## Prompt
Select from the data all lines with the word "Give".

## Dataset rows
"""
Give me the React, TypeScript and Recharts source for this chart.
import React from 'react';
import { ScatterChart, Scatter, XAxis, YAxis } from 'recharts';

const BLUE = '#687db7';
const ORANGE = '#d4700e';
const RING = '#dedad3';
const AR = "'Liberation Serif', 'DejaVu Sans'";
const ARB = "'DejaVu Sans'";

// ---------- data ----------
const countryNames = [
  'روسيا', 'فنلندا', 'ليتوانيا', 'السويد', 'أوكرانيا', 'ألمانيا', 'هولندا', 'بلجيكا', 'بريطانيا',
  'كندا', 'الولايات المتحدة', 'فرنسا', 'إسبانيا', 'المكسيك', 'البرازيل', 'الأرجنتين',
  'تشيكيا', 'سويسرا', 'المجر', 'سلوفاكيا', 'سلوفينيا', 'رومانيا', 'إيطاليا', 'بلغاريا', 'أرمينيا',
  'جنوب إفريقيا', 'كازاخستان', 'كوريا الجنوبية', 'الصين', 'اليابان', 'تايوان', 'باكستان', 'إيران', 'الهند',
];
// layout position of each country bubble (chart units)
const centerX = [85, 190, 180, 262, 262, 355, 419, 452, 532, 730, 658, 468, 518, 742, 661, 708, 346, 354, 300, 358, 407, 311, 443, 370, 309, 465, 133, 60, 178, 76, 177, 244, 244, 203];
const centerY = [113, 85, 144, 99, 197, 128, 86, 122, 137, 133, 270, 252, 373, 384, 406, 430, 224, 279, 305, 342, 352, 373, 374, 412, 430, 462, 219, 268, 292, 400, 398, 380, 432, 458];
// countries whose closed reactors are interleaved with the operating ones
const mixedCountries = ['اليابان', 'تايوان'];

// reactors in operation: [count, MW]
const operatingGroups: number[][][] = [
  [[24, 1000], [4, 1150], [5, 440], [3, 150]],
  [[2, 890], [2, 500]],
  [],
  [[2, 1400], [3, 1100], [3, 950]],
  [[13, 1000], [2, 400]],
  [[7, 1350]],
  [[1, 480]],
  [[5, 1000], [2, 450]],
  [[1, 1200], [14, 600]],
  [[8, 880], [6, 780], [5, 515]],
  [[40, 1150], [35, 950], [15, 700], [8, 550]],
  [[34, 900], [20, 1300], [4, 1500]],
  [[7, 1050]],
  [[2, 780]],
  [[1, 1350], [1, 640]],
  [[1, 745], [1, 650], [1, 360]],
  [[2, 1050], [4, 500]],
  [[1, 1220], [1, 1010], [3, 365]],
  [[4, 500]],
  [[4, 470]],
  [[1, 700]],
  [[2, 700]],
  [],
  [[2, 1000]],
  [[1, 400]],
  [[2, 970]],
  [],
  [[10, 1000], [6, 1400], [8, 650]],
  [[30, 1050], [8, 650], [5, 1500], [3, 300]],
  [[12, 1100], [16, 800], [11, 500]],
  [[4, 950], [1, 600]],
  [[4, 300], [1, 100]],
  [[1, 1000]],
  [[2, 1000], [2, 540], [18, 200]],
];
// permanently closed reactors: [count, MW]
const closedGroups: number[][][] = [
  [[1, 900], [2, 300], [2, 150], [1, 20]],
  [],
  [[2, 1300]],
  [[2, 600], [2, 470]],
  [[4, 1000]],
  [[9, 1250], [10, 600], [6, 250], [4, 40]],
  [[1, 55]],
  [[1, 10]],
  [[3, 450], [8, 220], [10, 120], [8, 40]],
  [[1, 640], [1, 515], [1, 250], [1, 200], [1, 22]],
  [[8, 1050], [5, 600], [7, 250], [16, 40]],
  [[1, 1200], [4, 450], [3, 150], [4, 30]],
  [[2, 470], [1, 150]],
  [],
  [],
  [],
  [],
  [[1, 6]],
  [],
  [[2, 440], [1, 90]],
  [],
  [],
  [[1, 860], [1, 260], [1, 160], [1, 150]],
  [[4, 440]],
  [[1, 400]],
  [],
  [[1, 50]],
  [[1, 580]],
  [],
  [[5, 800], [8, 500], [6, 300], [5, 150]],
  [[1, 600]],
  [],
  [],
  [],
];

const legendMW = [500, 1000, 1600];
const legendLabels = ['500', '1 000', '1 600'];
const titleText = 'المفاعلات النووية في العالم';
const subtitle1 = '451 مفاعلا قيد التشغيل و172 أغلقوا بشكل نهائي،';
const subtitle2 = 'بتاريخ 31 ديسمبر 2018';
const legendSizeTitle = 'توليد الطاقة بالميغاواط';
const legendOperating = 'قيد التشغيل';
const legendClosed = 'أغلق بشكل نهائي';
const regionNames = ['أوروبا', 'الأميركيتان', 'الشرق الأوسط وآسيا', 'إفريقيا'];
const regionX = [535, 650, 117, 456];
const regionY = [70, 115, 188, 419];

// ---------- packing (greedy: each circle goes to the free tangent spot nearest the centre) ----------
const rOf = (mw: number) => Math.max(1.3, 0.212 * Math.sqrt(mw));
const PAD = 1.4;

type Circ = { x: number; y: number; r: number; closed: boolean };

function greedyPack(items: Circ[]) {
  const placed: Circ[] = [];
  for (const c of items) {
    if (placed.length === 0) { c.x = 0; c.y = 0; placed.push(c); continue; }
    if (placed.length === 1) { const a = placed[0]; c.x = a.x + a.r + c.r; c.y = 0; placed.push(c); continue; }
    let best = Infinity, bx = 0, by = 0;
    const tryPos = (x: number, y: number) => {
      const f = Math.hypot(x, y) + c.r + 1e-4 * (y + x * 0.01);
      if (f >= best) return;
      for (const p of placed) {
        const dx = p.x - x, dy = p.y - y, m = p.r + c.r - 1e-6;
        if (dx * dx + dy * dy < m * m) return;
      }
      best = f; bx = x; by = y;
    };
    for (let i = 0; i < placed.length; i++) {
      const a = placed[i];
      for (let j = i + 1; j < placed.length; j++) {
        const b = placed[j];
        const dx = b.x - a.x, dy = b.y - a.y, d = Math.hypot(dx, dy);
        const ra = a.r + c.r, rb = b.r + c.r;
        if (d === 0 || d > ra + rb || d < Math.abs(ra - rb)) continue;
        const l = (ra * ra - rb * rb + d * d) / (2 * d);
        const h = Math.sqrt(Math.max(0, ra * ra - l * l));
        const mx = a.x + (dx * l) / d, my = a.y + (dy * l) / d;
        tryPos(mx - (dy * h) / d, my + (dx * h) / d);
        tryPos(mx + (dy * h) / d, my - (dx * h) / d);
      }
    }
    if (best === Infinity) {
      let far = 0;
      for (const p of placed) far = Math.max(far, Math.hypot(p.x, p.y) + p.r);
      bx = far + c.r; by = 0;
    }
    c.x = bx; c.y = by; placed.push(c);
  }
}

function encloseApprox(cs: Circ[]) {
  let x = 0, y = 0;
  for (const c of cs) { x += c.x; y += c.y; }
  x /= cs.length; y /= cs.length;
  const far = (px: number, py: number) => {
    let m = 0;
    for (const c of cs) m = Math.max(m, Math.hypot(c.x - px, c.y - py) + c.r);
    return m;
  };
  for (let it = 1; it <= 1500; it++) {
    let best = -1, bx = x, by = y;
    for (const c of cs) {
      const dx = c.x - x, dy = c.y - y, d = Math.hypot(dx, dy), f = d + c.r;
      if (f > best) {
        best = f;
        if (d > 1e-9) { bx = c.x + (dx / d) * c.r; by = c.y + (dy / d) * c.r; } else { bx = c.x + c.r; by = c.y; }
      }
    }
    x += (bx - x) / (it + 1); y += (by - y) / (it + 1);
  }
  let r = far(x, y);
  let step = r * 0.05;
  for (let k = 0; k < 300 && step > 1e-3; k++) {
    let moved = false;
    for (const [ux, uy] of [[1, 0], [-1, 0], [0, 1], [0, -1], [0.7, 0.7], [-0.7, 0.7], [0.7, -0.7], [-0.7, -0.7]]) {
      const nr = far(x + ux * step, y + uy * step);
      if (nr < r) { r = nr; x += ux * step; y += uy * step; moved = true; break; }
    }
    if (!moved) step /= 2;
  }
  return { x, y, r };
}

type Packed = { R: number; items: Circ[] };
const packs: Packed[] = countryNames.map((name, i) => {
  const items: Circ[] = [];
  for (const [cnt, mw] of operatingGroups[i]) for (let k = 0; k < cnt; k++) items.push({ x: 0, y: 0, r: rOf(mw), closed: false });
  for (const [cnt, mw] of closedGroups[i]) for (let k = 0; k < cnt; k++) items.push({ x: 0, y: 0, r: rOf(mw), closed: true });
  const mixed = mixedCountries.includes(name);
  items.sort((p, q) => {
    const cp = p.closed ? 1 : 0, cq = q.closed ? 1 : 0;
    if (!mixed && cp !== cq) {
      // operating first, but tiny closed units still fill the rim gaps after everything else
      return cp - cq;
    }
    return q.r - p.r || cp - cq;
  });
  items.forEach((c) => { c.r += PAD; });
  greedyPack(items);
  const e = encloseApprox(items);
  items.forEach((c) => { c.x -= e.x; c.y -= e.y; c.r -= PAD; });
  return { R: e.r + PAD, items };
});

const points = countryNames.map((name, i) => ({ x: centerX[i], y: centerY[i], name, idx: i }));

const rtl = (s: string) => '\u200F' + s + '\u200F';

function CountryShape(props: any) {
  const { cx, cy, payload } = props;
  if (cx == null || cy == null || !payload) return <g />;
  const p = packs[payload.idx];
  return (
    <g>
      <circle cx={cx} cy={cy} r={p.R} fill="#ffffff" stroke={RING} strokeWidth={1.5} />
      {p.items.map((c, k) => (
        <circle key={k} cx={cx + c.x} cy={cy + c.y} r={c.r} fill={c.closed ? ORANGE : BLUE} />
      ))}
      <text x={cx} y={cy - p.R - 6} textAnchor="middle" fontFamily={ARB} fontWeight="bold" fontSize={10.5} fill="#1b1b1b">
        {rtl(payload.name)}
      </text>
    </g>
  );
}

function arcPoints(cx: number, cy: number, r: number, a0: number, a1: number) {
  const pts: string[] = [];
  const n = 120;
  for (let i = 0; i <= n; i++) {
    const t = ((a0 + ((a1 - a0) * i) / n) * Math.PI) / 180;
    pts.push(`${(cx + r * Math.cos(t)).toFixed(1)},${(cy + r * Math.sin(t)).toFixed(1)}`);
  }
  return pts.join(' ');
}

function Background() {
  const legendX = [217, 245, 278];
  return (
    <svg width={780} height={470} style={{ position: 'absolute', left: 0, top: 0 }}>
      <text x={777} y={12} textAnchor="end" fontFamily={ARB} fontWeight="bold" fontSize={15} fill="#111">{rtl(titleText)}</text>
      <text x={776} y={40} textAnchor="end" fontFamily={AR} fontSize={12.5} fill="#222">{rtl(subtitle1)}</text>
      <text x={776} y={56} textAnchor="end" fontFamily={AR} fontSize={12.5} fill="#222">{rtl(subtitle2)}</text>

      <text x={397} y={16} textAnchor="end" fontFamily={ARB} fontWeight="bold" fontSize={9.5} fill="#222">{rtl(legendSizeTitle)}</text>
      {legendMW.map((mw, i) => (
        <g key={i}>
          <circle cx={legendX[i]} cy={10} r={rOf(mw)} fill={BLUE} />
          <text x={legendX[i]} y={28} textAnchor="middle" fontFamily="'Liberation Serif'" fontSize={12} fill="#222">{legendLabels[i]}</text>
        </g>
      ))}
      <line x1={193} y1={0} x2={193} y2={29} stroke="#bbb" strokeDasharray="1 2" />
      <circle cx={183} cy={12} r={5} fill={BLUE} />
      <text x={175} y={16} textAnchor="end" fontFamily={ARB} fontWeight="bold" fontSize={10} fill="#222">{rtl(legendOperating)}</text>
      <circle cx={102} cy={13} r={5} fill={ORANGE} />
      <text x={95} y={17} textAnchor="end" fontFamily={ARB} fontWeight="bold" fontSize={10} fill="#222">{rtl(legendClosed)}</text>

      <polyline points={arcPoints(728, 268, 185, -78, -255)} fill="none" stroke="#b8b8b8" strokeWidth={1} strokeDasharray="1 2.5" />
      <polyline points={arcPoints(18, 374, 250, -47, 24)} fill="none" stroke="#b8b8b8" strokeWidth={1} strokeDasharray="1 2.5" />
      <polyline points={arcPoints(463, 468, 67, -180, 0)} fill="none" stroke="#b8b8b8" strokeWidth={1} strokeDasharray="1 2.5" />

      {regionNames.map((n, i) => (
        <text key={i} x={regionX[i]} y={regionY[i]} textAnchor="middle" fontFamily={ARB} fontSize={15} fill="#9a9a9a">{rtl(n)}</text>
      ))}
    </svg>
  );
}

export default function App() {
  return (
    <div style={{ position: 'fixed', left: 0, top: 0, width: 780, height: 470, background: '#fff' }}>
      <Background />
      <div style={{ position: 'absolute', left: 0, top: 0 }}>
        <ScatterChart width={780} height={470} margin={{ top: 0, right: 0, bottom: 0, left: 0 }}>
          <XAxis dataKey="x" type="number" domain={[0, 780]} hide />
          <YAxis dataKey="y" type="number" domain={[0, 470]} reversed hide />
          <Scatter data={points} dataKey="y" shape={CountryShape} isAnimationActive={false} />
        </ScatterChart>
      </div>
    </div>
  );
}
"""
"""
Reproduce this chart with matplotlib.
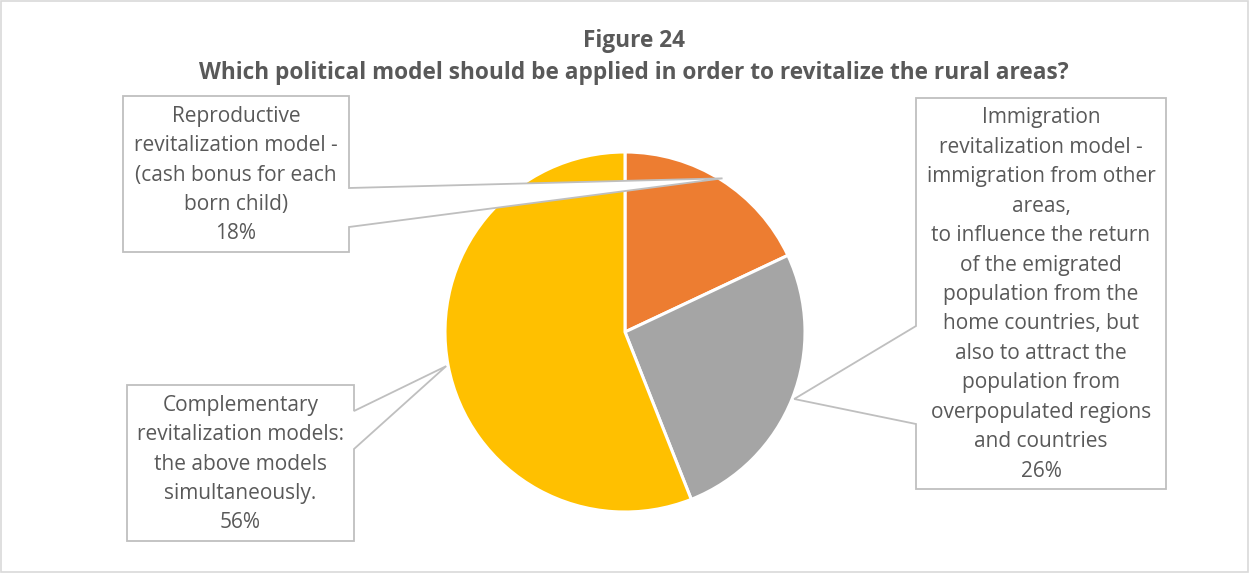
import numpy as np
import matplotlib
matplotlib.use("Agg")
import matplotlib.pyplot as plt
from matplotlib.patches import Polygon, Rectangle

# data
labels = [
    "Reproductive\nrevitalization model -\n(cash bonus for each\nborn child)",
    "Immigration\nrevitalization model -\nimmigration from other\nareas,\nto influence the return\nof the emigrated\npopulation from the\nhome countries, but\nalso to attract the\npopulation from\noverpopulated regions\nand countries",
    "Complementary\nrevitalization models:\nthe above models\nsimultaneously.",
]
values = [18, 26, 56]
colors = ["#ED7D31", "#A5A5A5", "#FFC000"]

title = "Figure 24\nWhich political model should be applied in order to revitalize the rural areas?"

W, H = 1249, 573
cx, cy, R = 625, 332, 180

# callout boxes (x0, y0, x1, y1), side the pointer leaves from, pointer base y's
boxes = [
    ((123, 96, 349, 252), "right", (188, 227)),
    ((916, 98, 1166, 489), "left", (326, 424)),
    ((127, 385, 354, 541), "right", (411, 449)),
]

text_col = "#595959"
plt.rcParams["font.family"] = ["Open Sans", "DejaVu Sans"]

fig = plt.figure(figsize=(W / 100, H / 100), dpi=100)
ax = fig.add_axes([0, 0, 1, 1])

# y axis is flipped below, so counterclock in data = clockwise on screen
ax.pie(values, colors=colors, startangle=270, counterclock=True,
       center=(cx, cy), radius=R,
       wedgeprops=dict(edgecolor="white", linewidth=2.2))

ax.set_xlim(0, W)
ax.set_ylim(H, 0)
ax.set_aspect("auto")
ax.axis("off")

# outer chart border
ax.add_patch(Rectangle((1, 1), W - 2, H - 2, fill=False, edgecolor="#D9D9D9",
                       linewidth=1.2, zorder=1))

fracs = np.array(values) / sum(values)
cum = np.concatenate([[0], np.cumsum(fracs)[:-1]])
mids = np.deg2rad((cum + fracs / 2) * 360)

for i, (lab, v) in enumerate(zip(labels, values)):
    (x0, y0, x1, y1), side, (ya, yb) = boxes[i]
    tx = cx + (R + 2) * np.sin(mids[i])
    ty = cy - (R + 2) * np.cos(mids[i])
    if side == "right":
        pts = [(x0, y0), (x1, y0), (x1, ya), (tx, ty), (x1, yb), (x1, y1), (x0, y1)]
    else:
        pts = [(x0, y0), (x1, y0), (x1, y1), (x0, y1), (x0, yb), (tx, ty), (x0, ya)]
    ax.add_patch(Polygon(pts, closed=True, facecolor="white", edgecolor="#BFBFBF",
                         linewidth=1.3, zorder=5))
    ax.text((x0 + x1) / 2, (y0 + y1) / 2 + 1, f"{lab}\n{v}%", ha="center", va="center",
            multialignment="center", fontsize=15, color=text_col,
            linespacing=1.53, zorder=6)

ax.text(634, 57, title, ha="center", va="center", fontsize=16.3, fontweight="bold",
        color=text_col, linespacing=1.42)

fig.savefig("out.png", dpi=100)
"""
"""
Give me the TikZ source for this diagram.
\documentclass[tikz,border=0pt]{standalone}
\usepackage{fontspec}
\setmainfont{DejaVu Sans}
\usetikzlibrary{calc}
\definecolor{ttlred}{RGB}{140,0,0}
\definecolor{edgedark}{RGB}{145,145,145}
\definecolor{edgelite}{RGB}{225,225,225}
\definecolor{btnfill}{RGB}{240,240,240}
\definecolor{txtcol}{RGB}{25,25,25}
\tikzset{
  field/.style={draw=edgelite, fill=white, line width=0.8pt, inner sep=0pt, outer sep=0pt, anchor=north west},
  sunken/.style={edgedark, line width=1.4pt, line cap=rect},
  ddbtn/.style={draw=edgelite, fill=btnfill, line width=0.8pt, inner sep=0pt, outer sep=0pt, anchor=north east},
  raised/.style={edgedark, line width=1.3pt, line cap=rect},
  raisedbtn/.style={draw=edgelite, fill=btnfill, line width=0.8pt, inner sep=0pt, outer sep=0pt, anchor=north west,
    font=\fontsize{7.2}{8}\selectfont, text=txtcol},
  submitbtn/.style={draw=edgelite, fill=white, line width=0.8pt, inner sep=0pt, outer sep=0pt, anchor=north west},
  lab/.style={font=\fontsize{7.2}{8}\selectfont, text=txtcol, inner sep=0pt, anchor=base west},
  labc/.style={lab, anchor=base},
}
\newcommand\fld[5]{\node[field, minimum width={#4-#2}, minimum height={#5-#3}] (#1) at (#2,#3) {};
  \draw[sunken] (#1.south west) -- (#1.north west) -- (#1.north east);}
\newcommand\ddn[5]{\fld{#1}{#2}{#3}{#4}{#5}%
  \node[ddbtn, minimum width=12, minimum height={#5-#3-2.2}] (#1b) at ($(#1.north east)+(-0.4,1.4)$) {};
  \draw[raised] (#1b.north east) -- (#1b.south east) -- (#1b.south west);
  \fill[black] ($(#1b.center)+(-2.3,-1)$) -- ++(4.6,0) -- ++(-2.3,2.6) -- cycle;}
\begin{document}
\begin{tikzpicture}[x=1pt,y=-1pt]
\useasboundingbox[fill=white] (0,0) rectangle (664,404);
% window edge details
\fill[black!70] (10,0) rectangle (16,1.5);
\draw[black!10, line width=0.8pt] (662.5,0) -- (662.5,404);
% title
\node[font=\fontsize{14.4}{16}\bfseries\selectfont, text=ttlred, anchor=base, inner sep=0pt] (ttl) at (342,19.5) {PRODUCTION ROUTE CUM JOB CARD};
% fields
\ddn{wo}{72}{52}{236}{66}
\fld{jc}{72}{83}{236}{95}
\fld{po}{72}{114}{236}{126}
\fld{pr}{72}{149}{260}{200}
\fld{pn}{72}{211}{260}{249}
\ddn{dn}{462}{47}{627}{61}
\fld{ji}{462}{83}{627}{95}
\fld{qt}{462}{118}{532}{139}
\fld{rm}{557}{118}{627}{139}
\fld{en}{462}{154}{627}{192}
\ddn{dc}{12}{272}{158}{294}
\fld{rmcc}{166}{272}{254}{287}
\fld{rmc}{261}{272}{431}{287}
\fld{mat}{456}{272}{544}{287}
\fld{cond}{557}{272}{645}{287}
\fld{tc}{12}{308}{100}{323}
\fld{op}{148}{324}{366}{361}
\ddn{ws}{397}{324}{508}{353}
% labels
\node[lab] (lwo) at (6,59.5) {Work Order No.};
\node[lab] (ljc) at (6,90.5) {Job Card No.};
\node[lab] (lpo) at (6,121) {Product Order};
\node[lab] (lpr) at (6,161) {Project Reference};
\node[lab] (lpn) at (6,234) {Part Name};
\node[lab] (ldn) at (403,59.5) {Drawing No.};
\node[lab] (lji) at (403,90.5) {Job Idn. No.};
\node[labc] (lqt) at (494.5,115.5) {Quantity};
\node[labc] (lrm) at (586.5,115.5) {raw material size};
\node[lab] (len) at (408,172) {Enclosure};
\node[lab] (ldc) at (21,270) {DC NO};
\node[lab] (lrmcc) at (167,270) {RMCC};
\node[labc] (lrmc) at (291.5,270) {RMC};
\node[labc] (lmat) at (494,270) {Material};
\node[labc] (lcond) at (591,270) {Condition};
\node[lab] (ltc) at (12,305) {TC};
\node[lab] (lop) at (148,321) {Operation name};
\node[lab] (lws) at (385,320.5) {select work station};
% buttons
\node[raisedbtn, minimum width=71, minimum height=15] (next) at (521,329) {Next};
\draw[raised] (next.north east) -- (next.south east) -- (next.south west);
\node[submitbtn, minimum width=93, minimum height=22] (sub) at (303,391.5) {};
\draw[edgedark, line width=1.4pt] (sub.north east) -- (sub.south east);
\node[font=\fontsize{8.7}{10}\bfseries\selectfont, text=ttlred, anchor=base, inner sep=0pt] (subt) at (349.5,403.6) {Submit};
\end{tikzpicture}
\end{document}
"""
## Finished task
Give me the React, TypeScript and Recharts source for this chart.
Give me the TikZ source for this diagram.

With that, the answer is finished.